**Task requirements**. Pick out every line of the entries below where "with" occurs, and copy those lines.

**Entries supplied**.

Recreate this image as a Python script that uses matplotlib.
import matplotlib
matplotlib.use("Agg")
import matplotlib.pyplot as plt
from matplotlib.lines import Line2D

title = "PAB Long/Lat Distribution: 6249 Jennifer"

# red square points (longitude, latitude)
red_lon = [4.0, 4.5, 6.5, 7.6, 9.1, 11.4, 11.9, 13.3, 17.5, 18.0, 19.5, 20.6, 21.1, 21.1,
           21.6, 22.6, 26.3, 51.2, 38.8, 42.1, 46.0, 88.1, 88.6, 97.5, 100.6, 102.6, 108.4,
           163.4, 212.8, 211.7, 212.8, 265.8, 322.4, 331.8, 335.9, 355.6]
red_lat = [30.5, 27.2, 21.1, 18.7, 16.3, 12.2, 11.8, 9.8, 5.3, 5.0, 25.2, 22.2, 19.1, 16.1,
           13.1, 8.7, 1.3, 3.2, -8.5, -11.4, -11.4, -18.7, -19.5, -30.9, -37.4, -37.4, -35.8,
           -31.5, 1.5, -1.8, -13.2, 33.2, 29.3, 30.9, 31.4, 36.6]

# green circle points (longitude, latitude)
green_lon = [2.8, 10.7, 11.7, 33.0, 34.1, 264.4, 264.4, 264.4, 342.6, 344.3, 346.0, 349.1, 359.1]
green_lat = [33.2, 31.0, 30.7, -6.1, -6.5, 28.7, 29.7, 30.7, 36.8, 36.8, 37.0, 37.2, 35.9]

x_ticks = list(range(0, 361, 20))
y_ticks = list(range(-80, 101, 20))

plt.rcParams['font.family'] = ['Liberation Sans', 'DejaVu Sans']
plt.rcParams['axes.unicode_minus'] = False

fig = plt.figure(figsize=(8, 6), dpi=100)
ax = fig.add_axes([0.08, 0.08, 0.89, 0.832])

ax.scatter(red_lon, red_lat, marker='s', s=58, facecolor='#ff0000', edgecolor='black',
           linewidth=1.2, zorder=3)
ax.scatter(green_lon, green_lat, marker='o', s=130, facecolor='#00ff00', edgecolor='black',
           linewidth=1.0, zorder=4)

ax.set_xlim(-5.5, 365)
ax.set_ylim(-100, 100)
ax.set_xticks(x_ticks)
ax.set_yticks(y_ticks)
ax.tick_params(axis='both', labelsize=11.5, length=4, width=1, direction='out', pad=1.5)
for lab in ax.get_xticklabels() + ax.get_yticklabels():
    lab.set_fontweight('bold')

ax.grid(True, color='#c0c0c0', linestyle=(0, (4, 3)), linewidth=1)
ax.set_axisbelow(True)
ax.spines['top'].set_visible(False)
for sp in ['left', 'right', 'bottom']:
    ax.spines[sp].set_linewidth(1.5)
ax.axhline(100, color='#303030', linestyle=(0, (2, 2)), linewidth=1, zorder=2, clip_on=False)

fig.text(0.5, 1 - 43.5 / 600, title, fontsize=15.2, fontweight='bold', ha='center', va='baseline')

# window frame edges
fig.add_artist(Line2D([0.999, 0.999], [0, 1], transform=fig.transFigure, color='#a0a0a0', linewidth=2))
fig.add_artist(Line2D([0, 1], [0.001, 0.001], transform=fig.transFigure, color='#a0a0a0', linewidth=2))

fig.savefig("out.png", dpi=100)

---

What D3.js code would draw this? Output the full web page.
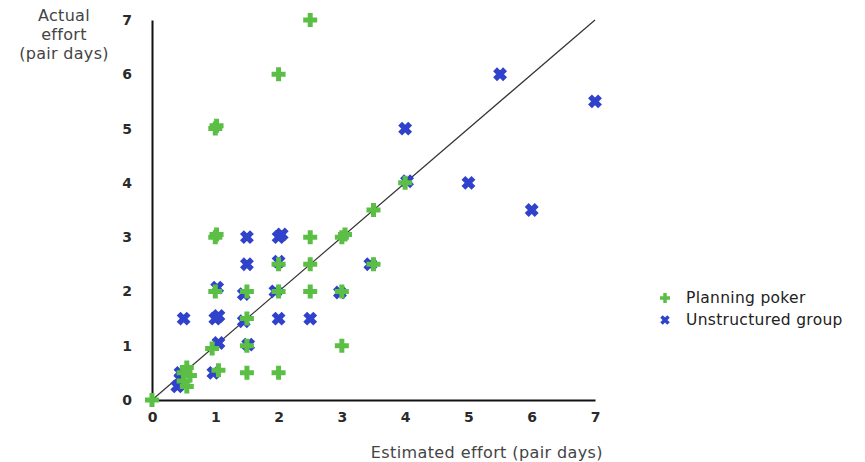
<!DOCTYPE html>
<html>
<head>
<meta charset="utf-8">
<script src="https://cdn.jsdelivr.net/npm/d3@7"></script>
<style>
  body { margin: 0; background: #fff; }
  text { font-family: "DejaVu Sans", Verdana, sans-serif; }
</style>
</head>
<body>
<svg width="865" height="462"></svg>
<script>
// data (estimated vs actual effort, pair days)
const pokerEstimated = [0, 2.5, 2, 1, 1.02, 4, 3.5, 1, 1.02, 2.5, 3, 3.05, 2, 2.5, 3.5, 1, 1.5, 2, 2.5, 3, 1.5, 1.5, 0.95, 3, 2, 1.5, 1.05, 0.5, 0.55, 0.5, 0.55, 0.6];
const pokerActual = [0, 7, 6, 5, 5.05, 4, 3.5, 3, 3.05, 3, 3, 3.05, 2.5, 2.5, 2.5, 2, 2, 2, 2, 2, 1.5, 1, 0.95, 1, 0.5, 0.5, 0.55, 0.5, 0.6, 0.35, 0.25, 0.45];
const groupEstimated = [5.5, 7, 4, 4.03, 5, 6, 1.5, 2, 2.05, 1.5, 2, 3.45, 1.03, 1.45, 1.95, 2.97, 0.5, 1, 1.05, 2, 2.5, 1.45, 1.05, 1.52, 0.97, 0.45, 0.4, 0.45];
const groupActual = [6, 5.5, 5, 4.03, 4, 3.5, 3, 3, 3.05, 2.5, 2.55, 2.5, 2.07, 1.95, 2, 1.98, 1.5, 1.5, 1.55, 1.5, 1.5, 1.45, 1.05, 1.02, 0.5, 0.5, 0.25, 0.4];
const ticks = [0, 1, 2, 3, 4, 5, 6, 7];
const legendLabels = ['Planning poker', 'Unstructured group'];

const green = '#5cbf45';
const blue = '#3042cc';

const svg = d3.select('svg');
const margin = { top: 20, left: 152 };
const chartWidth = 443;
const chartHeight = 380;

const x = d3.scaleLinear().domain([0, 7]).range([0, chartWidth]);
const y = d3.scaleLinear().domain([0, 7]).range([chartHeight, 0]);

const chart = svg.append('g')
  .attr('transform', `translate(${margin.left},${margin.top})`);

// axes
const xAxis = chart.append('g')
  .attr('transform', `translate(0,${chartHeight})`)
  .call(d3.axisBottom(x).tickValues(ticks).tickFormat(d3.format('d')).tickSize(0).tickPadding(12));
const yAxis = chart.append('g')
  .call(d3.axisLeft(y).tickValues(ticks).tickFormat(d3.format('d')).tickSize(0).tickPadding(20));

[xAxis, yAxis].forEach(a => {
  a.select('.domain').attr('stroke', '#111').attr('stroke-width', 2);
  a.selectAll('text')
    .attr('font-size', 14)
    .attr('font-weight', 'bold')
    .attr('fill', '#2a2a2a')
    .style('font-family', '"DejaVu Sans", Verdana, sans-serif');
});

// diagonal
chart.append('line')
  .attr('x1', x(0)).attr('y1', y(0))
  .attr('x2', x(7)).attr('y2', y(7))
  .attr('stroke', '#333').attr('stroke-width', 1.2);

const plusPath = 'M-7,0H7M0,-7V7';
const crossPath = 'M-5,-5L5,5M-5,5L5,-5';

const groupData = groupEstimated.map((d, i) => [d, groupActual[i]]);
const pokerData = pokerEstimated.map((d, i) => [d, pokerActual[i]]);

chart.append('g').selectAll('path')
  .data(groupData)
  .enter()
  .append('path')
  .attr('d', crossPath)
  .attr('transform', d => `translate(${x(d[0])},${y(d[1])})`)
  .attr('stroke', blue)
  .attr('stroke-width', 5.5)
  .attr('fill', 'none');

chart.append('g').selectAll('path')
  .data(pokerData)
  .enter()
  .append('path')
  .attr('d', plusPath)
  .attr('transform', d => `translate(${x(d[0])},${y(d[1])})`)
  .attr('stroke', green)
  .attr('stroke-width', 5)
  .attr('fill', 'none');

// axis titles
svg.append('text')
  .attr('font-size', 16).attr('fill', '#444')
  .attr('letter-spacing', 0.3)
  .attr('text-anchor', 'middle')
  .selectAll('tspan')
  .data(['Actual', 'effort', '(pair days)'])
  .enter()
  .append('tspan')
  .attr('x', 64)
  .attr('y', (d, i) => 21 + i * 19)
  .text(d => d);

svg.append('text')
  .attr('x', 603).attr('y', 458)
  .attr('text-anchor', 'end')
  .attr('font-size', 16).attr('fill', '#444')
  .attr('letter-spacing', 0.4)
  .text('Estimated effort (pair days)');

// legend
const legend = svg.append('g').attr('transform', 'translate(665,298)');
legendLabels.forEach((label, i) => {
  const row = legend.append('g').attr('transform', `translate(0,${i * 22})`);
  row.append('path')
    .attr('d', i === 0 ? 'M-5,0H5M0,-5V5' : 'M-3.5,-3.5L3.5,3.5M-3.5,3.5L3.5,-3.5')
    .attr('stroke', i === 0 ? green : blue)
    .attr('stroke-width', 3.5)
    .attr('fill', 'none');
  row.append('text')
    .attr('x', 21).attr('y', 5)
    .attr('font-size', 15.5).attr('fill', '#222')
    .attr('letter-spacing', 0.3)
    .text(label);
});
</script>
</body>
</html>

==

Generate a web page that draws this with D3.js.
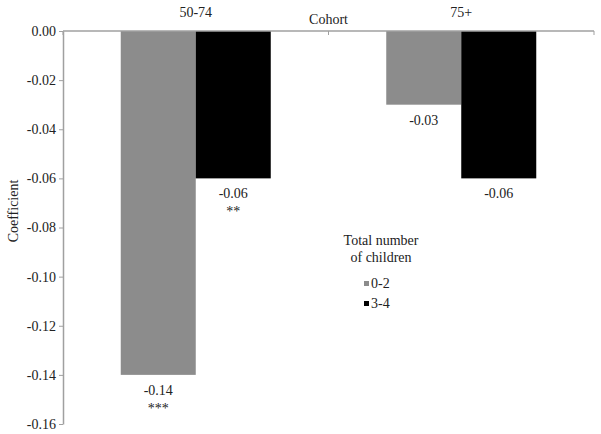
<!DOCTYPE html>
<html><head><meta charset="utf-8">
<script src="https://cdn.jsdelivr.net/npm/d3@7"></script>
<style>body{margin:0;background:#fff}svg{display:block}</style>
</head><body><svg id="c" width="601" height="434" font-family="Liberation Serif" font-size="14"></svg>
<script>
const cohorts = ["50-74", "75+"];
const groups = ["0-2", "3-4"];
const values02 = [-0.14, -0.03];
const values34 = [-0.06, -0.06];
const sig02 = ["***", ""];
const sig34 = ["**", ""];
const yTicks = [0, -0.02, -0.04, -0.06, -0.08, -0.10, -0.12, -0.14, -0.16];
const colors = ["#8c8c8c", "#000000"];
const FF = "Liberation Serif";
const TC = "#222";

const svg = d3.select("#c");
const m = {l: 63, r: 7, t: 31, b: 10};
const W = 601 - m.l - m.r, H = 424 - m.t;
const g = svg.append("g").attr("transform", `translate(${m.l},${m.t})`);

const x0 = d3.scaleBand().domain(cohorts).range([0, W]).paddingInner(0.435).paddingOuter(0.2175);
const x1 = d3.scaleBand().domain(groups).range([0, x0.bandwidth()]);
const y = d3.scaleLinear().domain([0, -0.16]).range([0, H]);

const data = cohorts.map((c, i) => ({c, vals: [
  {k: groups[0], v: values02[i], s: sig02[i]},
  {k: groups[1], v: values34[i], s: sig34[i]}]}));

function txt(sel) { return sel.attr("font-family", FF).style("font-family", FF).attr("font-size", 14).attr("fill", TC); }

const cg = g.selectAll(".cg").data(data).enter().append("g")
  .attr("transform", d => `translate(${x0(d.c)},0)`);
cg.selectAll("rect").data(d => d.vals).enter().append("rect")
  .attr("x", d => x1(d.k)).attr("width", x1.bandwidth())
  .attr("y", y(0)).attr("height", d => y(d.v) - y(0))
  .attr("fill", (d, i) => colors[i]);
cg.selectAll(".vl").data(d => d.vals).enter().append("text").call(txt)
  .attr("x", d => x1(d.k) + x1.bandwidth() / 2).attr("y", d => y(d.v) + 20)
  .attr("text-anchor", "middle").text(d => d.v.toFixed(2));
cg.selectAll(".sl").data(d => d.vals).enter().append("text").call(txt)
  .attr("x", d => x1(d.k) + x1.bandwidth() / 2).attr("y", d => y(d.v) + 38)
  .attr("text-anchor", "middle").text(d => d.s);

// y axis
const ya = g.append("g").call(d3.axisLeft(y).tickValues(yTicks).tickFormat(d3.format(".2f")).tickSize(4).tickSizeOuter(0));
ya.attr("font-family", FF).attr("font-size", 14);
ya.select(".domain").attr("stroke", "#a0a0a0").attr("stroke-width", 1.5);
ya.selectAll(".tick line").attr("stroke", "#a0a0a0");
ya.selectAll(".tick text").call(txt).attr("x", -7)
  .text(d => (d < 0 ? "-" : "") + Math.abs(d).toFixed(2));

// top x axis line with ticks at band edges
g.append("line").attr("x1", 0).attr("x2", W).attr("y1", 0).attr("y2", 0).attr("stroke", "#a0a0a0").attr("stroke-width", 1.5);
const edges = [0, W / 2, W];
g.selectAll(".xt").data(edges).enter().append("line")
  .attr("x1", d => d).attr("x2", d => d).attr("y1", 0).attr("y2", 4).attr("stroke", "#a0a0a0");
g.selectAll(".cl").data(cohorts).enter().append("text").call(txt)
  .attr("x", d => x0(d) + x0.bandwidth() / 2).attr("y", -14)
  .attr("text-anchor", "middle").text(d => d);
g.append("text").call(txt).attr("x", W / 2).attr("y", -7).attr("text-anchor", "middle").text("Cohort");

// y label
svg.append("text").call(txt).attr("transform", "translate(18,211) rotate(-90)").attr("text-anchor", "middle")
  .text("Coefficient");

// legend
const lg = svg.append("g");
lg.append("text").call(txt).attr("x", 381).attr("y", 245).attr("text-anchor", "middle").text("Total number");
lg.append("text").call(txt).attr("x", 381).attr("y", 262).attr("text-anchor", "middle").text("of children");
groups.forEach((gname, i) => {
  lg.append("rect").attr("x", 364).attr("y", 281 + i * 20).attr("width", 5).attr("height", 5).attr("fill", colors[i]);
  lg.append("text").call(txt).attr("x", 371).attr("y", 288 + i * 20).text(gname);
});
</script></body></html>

**Task answer**.
Generate a web page that draws this with D3.js.
// top x axis line with ticks at band edges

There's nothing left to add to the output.